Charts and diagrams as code

☆ ☆ ☆ ☆ ☆

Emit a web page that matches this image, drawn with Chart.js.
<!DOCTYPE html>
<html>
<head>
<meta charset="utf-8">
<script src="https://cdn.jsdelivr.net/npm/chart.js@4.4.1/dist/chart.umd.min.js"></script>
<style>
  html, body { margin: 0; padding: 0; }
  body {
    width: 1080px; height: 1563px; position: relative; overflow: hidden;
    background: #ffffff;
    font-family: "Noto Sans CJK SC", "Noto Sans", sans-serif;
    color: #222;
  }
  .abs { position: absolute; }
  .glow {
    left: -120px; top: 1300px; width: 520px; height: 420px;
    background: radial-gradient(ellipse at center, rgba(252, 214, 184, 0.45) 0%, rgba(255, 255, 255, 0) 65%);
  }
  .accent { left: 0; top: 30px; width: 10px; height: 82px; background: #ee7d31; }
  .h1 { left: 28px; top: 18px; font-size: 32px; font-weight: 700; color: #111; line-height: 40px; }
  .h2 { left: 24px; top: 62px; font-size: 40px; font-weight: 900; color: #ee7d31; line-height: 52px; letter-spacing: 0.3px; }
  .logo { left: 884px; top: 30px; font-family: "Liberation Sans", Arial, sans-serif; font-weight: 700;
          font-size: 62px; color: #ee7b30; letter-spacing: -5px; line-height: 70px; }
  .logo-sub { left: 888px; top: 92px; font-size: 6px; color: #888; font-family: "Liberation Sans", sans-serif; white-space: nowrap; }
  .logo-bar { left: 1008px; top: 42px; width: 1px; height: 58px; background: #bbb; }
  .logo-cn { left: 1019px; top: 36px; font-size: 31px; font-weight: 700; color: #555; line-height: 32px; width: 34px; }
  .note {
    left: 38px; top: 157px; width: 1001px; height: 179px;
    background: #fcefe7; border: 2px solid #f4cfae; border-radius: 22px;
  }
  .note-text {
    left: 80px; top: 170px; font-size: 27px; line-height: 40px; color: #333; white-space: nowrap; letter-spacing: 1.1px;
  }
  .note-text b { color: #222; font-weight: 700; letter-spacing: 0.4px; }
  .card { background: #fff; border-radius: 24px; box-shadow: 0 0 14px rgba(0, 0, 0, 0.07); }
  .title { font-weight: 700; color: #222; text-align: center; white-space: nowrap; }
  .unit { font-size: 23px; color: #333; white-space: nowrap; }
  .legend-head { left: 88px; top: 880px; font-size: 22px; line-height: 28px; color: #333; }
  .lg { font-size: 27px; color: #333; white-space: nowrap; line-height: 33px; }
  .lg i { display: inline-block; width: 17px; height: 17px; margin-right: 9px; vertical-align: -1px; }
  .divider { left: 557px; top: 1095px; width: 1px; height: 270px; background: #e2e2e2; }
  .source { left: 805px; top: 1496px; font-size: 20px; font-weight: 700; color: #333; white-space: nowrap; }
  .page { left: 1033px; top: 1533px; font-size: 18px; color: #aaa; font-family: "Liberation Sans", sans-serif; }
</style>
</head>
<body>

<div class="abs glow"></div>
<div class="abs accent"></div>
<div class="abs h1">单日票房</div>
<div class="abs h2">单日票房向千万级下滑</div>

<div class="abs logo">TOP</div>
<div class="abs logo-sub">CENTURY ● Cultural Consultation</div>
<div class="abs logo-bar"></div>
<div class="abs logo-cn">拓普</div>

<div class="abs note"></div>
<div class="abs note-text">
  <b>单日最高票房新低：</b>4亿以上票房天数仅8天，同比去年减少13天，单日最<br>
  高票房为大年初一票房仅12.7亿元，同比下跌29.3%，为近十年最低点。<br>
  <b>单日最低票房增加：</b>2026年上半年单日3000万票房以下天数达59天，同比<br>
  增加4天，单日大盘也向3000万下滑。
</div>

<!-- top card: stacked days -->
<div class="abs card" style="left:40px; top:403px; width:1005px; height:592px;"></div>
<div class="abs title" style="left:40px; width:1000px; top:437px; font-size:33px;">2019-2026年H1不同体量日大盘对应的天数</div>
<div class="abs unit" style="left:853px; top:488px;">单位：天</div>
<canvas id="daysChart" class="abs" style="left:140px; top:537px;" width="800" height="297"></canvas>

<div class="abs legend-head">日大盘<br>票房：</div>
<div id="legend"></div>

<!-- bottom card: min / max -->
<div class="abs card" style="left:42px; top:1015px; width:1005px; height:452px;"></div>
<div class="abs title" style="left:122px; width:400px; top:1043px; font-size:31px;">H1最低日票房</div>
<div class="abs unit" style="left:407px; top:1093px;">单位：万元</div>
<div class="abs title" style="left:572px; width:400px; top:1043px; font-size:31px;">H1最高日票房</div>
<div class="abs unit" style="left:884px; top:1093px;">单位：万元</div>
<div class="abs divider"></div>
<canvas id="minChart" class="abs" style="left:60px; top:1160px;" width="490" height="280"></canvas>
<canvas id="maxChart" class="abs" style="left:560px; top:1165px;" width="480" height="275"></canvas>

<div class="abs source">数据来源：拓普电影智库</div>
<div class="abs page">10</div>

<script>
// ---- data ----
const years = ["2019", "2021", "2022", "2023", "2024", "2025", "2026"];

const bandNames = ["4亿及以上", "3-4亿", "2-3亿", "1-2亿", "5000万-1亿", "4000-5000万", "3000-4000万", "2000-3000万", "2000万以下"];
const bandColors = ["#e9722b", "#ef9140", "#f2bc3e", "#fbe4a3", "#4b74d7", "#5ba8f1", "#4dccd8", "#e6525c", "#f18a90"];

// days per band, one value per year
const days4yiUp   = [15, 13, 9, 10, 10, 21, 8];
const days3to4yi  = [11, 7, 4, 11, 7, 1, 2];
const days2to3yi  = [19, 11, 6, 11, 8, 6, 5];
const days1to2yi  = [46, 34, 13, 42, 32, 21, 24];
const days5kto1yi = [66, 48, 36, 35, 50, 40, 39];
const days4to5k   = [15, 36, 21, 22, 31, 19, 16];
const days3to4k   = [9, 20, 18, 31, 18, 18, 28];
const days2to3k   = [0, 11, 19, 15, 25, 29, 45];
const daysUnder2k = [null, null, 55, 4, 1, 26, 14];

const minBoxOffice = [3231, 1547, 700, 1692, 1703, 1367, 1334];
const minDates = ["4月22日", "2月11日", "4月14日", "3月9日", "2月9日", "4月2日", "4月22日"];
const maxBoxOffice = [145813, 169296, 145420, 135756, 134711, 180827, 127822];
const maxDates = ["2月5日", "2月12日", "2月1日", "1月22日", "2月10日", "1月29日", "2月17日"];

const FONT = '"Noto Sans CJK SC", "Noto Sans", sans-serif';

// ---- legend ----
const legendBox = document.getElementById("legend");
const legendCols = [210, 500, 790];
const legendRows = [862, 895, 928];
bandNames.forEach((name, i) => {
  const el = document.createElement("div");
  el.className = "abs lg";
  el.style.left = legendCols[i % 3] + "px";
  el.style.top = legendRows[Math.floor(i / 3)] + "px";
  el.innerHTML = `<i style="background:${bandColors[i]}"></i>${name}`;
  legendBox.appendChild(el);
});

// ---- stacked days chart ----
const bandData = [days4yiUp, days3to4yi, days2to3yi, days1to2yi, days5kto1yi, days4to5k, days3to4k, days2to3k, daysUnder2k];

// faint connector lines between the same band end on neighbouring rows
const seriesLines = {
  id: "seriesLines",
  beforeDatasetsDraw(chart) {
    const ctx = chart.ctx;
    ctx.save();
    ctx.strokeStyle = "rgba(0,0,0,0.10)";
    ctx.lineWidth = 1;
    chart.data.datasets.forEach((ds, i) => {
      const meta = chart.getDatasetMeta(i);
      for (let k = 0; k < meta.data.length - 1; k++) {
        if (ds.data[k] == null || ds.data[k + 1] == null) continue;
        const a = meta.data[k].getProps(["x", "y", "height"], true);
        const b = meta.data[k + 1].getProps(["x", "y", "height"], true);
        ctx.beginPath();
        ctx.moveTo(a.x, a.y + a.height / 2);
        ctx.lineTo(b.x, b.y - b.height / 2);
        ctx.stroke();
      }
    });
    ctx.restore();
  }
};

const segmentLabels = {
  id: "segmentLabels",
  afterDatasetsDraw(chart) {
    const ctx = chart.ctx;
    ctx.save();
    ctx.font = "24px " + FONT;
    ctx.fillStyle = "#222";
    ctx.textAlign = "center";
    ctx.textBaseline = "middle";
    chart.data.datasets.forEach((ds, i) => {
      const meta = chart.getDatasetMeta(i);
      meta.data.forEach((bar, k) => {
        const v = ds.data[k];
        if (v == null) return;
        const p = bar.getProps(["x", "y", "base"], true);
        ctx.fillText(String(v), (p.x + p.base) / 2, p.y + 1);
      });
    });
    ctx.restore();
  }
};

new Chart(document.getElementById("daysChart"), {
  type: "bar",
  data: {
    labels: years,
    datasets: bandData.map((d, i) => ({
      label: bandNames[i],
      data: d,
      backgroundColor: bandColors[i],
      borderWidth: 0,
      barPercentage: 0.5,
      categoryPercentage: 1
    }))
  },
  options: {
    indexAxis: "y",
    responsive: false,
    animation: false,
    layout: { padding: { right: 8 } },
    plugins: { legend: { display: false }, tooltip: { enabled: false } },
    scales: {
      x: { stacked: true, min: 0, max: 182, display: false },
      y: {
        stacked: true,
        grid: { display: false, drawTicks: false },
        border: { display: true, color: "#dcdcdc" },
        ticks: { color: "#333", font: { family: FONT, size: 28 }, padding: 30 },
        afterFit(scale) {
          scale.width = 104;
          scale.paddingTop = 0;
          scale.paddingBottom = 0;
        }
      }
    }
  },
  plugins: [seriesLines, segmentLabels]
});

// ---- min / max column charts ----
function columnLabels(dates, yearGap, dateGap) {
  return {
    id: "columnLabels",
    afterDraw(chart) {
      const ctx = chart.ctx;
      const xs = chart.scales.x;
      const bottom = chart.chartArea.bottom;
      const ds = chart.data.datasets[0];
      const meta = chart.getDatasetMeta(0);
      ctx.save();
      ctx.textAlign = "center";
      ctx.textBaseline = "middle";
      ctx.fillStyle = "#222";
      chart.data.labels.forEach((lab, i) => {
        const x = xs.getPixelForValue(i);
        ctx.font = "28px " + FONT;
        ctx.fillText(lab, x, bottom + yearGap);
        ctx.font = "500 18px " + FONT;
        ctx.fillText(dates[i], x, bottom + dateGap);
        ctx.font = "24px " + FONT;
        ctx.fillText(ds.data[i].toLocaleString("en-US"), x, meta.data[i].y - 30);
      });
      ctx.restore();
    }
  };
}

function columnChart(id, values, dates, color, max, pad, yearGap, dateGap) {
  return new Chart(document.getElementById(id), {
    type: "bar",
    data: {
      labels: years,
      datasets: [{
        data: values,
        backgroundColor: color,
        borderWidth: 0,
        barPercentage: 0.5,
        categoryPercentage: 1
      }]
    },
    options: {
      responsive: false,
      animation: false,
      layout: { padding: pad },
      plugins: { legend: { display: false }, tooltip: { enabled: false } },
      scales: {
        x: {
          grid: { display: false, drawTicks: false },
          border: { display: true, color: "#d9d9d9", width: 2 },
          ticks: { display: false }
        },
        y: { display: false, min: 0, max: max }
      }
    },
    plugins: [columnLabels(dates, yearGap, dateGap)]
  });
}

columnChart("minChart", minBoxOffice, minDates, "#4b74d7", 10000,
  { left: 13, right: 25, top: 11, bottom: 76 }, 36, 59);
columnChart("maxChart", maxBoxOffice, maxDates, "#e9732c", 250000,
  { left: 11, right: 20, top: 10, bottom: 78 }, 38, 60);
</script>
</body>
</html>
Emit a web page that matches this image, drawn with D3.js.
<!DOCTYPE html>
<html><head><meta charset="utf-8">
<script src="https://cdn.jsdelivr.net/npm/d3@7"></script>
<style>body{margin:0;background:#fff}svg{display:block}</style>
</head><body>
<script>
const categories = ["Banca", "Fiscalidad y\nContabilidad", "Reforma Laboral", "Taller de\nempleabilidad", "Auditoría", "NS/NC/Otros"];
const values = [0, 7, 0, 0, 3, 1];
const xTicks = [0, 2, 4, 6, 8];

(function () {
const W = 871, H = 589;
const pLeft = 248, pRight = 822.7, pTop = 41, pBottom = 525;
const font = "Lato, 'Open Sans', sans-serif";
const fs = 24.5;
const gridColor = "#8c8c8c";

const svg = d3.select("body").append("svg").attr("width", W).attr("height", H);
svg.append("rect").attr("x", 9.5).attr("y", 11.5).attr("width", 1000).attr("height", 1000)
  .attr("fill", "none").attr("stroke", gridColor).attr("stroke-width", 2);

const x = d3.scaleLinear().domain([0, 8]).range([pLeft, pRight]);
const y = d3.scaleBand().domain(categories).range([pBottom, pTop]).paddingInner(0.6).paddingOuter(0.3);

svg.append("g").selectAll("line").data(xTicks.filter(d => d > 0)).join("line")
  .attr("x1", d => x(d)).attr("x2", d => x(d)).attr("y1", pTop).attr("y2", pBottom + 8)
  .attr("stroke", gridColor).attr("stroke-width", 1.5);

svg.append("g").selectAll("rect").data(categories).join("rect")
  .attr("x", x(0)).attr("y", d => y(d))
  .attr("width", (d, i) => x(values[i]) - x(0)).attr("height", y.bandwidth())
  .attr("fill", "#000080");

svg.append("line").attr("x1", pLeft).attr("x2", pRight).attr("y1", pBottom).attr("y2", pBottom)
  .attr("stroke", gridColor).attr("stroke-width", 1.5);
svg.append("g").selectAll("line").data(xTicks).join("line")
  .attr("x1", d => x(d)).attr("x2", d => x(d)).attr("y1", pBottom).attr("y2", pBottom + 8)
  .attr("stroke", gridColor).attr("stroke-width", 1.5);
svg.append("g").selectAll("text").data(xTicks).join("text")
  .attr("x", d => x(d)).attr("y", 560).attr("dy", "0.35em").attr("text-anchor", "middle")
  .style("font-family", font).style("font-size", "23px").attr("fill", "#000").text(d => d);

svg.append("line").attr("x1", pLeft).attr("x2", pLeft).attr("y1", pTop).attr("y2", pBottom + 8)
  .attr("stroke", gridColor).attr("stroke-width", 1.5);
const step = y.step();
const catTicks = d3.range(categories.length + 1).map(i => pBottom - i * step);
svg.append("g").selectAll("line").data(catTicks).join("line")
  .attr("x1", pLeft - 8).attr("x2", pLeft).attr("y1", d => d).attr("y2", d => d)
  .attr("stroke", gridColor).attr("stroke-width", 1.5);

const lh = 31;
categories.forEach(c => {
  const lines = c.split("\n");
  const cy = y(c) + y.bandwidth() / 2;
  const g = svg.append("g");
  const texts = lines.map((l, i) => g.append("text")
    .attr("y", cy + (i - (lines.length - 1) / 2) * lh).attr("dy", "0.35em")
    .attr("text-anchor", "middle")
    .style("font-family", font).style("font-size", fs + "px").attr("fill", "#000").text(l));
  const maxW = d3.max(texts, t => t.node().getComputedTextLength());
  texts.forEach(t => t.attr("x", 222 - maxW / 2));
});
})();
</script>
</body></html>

☆ ☆ ☆ ☆ ☆

▶ [Short problem]:
Above are the records. Print exactly, and only, the lines from the line with "Emit a web page that matches this image, drawn with D3.js." to the line with "const xTicks = [0, 2, 4, 6, 8];", both inclusive.

▶ [Response below]:
Emit a web page that matches this image, drawn with D3.js.
<!DOCTYPE html>
<html><head><meta charset="utf-8">
<script src="https://cdn.jsdelivr.net/npm/d3@7"></script>
<style>body{margin:0;background:#fff}svg{display:block}</style>
</head><body>
<script>
const categories = ["Banca", "Fiscalidad y\nContabilidad", "Reforma Laboral", "Taller de\nempleabilidad", "Auditoría", "NS/NC/Otros"];
const values = [0, 7, 0, 0, 3, 1];
const xTicks = [0, 2, 4, 6, 8];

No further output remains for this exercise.